What the task asks - Take the lines of the data below from the very first through the line containing "from bokeh.resources import INLINE" and output them exactly, pictures excluded.

Provided material -
+---+
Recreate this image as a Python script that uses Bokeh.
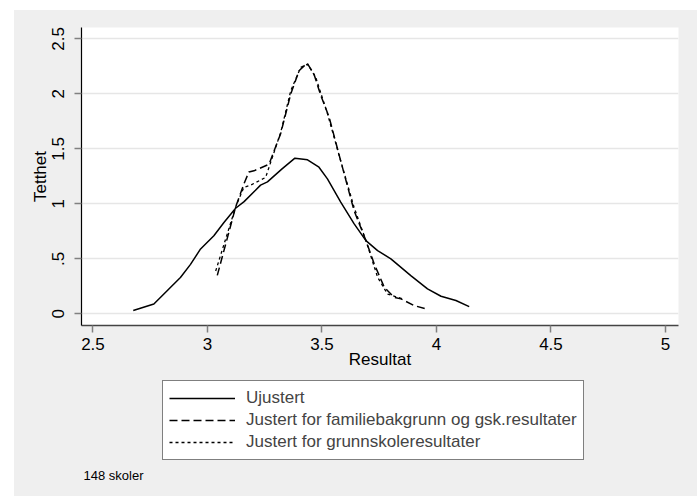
from bokeh.plotting import figure
from bokeh.models import Legend, LegendItem, Label, FixedTicker, Range1d, Spacer
from bokeh.layouts import column, row
from bokeh.embed import file_html
from bokeh.resources import INLINE

# ---- data ----
uj_x = [2.676, 2.766, 2.824, 2.882, 2.926, 2.97, 3.028, 3.072, 3.123, 3.16, 3.232, 3.262,
        3.327, 3.382, 3.437, 3.487, 3.524, 3.582, 3.640, 3.692, 3.743, 3.801, 3.888, 3.961,
        4.02, 4.085, 4.143]
uj_y = [0.03, 0.09, 0.21, 0.33, 0.45, 0.59, 0.71, 0.83, 0.96, 1.02, 1.17, 1.20,
        1.32, 1.415, 1.40, 1.333, 1.227, 1.015, 0.82, 0.666, 0.575, 0.50, 0.348, 0.227,
        0.16, 0.121, 0.066]

fam_x = [3.043, 3.123, 3.159, 3.181, 3.203, 3.269, 3.320, 3.364, 3.40, 3.435, 3.465, 3.495,
         3.531, 3.582, 3.64, 3.692, 3.728, 3.772, 3.815, 3.845, 3.903, 3.954]
fam_y = [0.35, 0.97, 1.18, 1.29, 1.30, 1.36, 1.64, 2.0, 2.21, 2.28, 2.18, 1.985,
         1.79, 1.39, 0.94, 0.666, 0.455, 0.242, 0.151, 0.136, 0.075, 0.045]

gsk_x = [3.036, 3.123, 3.159, 3.189, 3.254, 3.283, 3.320, 3.364, 3.407, 3.437, 3.473, 3.524,
         3.582, 3.64, 3.692, 3.743, 3.786, 3.830, 3.852]
gsk_y = [0.39, 0.97, 1.15, 1.17, 1.24, 1.42, 1.65, 2.03, 2.24, 2.27, 2.15, 1.82,
         1.39, 0.97, 0.666, 0.333, 0.18, 0.151, 0.136]

x_ticks = [2.5, 3, 3.5, 4, 4.5, 5]
y_ticks = [0, 0.5, 1, 1.5, 2, 2.5]
y_tick_labels = ["0", ".5", "1", "1.5", "2", "2.5"]

labels = ["Ujustert", "Justert for familiebakgrunn og gsk.resultater",
          "Justert for grunnskoleresultater"]
note = "148 skoler"

FONT = "Liberation Sans"
BG = "#efefef"
W = 683
BL, BR = 67, 19

styles = [dict(line_color="black", line_width=1.5),
          dict(line_color="black", line_width=1.5, line_dash="8 4"),
          dict(line_color="black", line_width=1.3, line_dash="3 3")]
series = [(uj_x, uj_y), (fam_x, fam_y), (gsk_x, gsk_y)]

# ---------------- main plot ----------------
p = figure(width=W, height=363, output_backend="svg", toolbar_location=None,
           x_range=Range1d(2.45, 5.057), y_range=Range1d(-0.106, 2.603),
           min_border_left=BL, min_border_top=17, min_border_right=BR, min_border_bottom=48,
           background_fill_color="white", border_fill_color=BG, outline_line_color=None)

p.xgrid.grid_line_color = None
p.ygrid.grid_line_color = "#e6e6e6"
p.ygrid.grid_line_width = 1.6

p.xaxis.ticker = FixedTicker(ticks=x_ticks)
p.yaxis.ticker = FixedTicker(ticks=y_ticks)
p.yaxis.major_label_overrides = dict(zip(y_ticks, y_tick_labels))
p.yaxis.major_label_orientation = "vertical"

for ax in (p.xaxis, p.yaxis):
    ax.major_label_text_font = FONT
    ax.major_label_text_font_size = "17px"
    ax.major_label_text_color = "black"
    ax.axis_label_text_font = FONT
    ax.axis_label_text_font_size = "17px"
    ax.axis_label_text_font_style = "normal"
    ax.axis_label_text_color = "black"
    ax.minor_tick_line_color = None
    ax.major_tick_in = 0
    ax.major_tick_out = 7
    ax.major_tick_line_color = "#808080"
    ax.major_tick_line_width = 1.5

p.xaxis.axis_label = "Resultat"
p.yaxis.axis_label = "Tetthet"
p.xaxis.axis_line_color = "#444444"
p.yaxis.axis_line_color = "black"
p.xaxis.axis_line_width = 1.5
p.yaxis.axis_line_width = 1.2
p.xaxis.major_label_standoff = 5
p.yaxis.major_label_standoff = 10
p.xaxis.axis_label_standoff = -3
p.yaxis.axis_label_standoff = 0

for (xs, ys), st in zip(series, styles):
    p.line(xs, ys, **st)

# ---------------- legend / note panel ----------------
H2 = 123
FW = W - BL - BR          # frame width in pixels
OFF = 100                 # shift the pixel-based range so the key lines stay off-frame
q = figure(width=W, height=H2, output_backend="svg", toolbar_location=None,
           x_range=Range1d(OFF, OFF + FW), y_range=Range1d(0, H2),
           x_axis_location=None, y_axis_location=None,
           min_border_left=BL, min_border_right=BR, min_border_top=0, min_border_bottom=0,
           background_fill_color=None, border_fill_color=None, outline_line_color=None)
q.grid.visible = False

# legend keys: same series, lying outside this panel's visible range
keys = [q.line(xs, ys, **st) for (xs, ys), st in zip(series, styles)]

legend = Legend(items=[LegendItem(label=lab, renderers=[k]) for lab, k in zip(labels, keys)],
                location=(81, 36), orientation="vertical",
                border_line_color="black", border_line_width=1,
                background_fill_color="white", background_fill_alpha=1,
                label_text_font=FONT, label_text_font_size="17px",
                glyph_width=66, glyph_height=22, label_height=22, label_standoff=11,
                spacing=0, padding=6, margin=0)
q.add_layout(legend, "center")

q.add_layout(Label(x=OFF + 2, y=21, text=note, text_font=FONT, text_font_size="13px",
                   text_align="left", text_baseline="middle", text_color="black"))

panel = column(p, q, spacing=0, styles={"background-color": BG})
layout = column(Spacer(height=10),
                row(Spacer(width=14), panel, spacing=0),
                spacing=0)

open("out.html", "w").write(file_html(layout, INLINE))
+---+
Result of this exercise -
Recreate this image as a Python script that uses Bokeh.
from bokeh.plotting import figure
from bokeh.models import Legend, LegendItem, Label, FixedTicker, Range1d, Spacer
from bokeh.layouts import column, row
from bokeh.embed import file_html
from bokeh.resources import INLINE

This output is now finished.